[start Information provided]

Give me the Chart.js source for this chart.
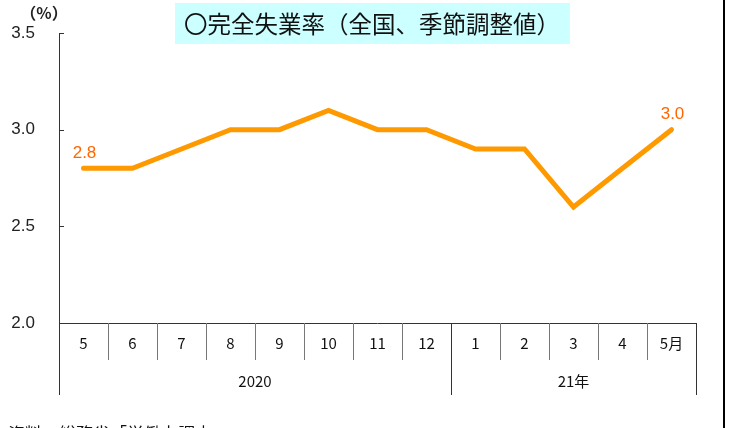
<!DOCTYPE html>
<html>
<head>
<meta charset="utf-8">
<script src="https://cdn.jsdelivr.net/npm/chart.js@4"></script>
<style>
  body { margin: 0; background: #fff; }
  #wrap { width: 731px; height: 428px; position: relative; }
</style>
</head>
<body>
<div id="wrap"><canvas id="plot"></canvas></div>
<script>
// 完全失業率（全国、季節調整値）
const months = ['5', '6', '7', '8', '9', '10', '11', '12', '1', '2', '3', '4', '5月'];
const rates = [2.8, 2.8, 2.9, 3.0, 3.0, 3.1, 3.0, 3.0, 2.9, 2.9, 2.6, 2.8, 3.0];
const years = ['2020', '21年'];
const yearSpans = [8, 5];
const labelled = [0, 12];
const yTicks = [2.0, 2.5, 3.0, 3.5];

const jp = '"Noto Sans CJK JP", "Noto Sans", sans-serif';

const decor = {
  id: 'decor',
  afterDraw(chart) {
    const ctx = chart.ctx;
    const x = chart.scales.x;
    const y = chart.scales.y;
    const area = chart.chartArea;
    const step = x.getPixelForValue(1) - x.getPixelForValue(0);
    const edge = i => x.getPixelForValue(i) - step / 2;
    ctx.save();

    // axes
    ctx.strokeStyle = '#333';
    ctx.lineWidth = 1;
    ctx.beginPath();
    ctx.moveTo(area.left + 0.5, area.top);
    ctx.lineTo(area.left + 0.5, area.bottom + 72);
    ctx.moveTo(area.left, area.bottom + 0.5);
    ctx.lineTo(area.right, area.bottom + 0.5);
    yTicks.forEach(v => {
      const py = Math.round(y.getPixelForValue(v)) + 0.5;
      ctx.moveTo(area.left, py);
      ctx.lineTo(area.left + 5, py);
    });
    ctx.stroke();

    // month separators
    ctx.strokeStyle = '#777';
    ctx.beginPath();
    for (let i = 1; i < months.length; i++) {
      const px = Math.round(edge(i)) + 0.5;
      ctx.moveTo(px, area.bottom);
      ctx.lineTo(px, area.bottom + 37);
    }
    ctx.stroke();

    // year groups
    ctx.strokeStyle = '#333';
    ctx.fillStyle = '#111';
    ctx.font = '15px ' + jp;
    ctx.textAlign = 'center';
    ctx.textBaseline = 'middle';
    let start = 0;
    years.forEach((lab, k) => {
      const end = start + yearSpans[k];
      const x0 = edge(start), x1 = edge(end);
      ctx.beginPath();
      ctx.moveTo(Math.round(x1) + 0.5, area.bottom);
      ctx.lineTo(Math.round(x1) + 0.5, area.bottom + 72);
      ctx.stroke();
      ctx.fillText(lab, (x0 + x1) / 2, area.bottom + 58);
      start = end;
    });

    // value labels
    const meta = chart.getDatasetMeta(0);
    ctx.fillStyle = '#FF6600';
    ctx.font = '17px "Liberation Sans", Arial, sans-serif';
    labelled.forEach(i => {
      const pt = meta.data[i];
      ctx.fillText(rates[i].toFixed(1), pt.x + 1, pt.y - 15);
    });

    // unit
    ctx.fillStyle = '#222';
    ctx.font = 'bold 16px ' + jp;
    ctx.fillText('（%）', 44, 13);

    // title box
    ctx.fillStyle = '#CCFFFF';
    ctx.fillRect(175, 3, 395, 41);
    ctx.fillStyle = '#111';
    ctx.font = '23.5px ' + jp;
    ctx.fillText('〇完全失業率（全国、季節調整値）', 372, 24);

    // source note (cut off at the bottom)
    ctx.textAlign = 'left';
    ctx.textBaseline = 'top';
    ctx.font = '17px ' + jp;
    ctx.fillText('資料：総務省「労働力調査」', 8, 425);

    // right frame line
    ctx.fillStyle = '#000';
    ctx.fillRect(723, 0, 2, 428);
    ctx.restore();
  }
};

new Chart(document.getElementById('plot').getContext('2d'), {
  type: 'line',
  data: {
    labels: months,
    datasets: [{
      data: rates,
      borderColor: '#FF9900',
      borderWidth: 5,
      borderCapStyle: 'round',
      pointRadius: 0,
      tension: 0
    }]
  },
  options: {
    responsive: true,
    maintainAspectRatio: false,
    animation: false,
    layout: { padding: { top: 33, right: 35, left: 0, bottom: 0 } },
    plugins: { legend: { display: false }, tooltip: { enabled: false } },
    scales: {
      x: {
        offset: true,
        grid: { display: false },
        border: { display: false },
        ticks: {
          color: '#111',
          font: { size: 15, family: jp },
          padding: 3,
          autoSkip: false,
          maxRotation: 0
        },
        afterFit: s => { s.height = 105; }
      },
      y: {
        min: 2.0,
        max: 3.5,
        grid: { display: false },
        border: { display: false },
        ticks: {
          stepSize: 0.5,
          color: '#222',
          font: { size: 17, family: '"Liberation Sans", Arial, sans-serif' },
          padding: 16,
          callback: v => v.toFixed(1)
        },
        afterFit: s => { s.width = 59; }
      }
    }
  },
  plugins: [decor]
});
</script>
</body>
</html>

[end Information provided]
[start Information provided]

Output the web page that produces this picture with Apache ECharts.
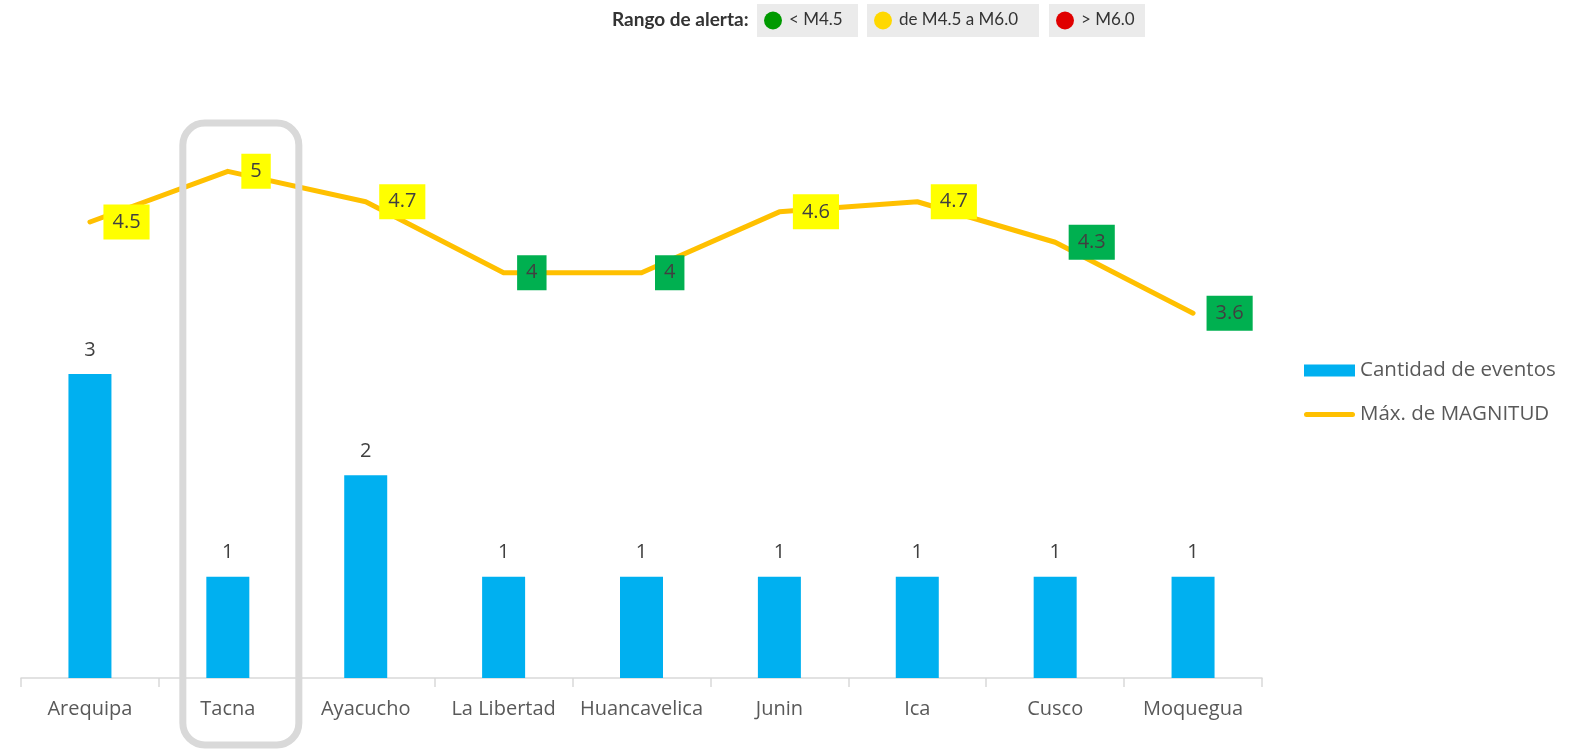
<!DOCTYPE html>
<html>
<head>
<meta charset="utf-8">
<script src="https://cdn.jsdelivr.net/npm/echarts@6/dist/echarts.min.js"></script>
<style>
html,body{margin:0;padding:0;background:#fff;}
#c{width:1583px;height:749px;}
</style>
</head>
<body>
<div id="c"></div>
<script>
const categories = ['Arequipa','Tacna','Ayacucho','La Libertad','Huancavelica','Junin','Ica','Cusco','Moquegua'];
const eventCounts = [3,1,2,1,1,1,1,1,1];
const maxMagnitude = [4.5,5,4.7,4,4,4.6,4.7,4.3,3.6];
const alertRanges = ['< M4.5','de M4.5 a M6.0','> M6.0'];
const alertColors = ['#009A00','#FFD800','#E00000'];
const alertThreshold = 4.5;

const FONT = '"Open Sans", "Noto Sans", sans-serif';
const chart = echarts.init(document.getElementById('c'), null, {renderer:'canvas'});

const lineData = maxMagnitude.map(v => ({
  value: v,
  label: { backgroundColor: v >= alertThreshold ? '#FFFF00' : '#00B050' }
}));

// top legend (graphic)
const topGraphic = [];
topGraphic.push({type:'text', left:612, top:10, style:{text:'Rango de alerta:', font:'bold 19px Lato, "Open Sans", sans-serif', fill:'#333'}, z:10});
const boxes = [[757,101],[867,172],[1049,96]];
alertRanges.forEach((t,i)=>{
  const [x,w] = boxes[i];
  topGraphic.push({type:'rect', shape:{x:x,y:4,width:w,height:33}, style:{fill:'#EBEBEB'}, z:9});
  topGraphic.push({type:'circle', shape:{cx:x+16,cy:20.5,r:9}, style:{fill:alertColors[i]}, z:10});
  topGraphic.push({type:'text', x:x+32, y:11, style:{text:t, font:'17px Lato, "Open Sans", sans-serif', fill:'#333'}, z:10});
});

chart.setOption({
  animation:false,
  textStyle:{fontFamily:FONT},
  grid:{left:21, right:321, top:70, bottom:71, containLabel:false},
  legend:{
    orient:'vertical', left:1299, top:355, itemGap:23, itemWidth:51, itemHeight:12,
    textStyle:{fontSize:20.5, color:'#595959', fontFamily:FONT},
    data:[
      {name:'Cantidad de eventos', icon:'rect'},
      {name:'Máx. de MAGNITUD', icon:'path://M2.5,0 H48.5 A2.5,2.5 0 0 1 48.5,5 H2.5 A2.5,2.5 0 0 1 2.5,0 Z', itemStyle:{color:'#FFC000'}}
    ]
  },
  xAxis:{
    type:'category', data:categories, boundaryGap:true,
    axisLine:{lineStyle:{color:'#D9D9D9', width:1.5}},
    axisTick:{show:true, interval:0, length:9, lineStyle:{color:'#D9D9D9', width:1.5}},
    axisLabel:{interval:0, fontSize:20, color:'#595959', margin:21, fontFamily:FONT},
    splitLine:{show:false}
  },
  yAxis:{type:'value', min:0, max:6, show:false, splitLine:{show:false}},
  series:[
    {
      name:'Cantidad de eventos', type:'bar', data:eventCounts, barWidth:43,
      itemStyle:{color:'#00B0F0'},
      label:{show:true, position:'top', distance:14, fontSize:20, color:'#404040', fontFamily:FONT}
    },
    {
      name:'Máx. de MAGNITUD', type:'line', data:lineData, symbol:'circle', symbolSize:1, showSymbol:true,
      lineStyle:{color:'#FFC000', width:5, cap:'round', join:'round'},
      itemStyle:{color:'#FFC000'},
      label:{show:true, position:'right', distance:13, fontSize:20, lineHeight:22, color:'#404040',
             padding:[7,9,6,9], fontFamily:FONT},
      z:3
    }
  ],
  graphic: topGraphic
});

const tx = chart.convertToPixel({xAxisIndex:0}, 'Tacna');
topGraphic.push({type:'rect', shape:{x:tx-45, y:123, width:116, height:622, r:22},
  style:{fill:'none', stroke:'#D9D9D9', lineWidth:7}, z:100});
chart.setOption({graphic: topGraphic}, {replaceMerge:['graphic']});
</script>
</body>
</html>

[end Information provided]
[start Information provided]

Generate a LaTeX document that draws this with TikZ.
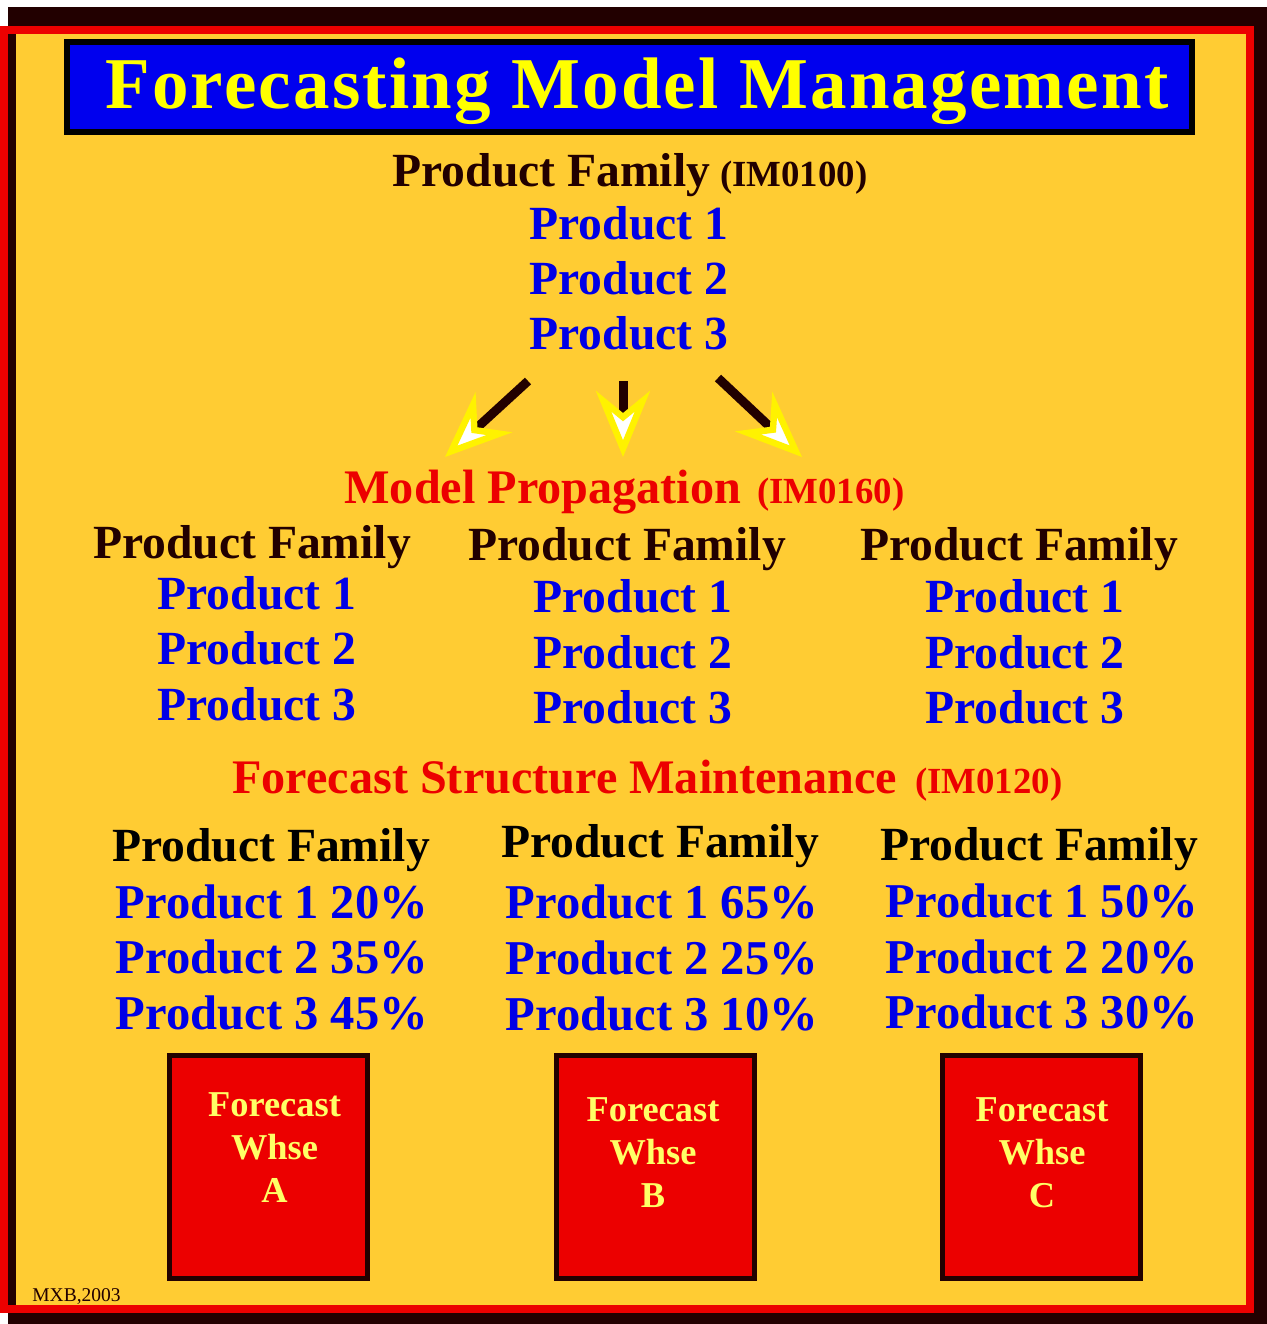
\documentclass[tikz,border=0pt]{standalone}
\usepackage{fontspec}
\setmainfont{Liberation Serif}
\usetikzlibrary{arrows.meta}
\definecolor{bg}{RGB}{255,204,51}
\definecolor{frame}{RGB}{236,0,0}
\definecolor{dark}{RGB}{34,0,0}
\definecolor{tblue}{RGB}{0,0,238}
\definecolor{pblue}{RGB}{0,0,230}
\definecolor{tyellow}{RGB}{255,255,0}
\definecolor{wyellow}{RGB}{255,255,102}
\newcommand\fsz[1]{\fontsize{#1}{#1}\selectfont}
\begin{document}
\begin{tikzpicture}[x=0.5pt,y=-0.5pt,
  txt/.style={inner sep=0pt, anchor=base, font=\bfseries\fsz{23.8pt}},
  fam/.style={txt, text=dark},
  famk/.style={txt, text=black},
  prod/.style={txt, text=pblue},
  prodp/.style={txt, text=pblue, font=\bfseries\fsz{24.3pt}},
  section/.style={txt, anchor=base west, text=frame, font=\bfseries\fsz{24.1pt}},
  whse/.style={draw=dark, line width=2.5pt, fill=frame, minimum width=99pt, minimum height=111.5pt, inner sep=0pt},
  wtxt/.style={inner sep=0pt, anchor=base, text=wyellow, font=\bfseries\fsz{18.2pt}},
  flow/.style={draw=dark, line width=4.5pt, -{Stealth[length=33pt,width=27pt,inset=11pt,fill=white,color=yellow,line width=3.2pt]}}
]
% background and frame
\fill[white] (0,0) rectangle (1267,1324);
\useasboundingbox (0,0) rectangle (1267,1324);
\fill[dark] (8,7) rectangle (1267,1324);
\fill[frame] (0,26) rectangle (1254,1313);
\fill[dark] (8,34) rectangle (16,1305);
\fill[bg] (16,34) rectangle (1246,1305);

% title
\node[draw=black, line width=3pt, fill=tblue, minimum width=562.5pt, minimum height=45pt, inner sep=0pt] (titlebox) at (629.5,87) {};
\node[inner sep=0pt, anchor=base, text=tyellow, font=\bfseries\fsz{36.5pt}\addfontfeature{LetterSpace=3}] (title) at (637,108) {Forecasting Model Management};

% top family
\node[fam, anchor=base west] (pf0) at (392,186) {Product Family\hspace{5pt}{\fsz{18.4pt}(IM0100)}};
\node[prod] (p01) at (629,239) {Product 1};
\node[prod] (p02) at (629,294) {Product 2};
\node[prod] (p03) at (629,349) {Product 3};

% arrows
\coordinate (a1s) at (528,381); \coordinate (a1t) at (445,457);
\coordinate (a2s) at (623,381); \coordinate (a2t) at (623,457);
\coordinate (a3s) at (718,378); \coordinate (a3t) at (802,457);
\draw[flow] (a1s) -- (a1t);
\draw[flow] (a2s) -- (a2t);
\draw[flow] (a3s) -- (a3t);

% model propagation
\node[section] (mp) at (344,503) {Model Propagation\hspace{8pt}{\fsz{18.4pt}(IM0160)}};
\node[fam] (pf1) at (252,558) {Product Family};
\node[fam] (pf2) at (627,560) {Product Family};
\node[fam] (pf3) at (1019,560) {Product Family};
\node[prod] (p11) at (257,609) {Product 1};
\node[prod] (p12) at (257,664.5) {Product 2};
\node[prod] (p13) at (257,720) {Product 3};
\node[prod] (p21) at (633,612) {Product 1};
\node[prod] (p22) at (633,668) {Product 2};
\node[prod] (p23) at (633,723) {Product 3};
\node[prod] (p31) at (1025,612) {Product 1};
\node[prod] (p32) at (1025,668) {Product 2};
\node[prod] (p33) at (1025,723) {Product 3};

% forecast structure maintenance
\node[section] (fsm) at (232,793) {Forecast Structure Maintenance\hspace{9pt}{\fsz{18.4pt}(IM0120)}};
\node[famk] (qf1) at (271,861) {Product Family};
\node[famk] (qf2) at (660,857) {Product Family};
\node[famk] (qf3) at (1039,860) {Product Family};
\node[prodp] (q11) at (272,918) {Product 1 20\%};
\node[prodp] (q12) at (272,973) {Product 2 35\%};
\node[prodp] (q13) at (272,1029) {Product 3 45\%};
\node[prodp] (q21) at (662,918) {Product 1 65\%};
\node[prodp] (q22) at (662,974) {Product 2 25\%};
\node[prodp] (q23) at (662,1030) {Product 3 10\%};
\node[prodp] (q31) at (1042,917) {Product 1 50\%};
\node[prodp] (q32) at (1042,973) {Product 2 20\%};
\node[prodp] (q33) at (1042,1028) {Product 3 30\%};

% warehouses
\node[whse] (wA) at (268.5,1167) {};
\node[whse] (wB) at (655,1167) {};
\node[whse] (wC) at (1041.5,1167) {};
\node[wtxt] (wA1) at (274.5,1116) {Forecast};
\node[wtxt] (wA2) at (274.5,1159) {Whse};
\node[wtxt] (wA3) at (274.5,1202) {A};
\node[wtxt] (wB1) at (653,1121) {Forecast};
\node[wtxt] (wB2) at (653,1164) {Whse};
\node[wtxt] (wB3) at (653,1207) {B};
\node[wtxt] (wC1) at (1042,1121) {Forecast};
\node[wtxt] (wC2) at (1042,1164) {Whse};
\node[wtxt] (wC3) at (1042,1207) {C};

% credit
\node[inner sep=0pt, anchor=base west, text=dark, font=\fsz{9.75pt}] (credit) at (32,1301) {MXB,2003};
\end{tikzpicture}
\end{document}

[end Information provided]

> Task prompt:
Reproduce exactly, and only, the lines from the one containing "Output the web" through the one containing "const alertThreshold = 4.5;", including both; leave out any pictures.

> Solved exercise:
Output the web page that produces this picture with Apache ECharts.
<!DOCTYPE html>
<html>
<head>
<meta charset="utf-8">
<script src="https://cdn.jsdelivr.net/npm/echarts@6/dist/echarts.min.js"></script>
<style>
html,body{margin:0;padding:0;background:#fff;}
#c{width:1583px;height:749px;}
</style>
</head>
<body>
<div id="c"></div>
<script>
const categories = ['Arequipa','Tacna','Ayacucho','La Libertad','Huancavelica','Junin','Ica','Cusco','Moquegua'];
const eventCounts = [3,1,2,1,1,1,1,1,1];
const maxMagnitude = [4.5,5,4.7,4,4,4.6,4.7,4.3,3.6];
const alertRanges = ['< M4.5','de M4.5 a M6.0','> M6.0'];
const alertColors = ['#009A00','#FFD800','#E00000'];
const alertThreshold = 4.5;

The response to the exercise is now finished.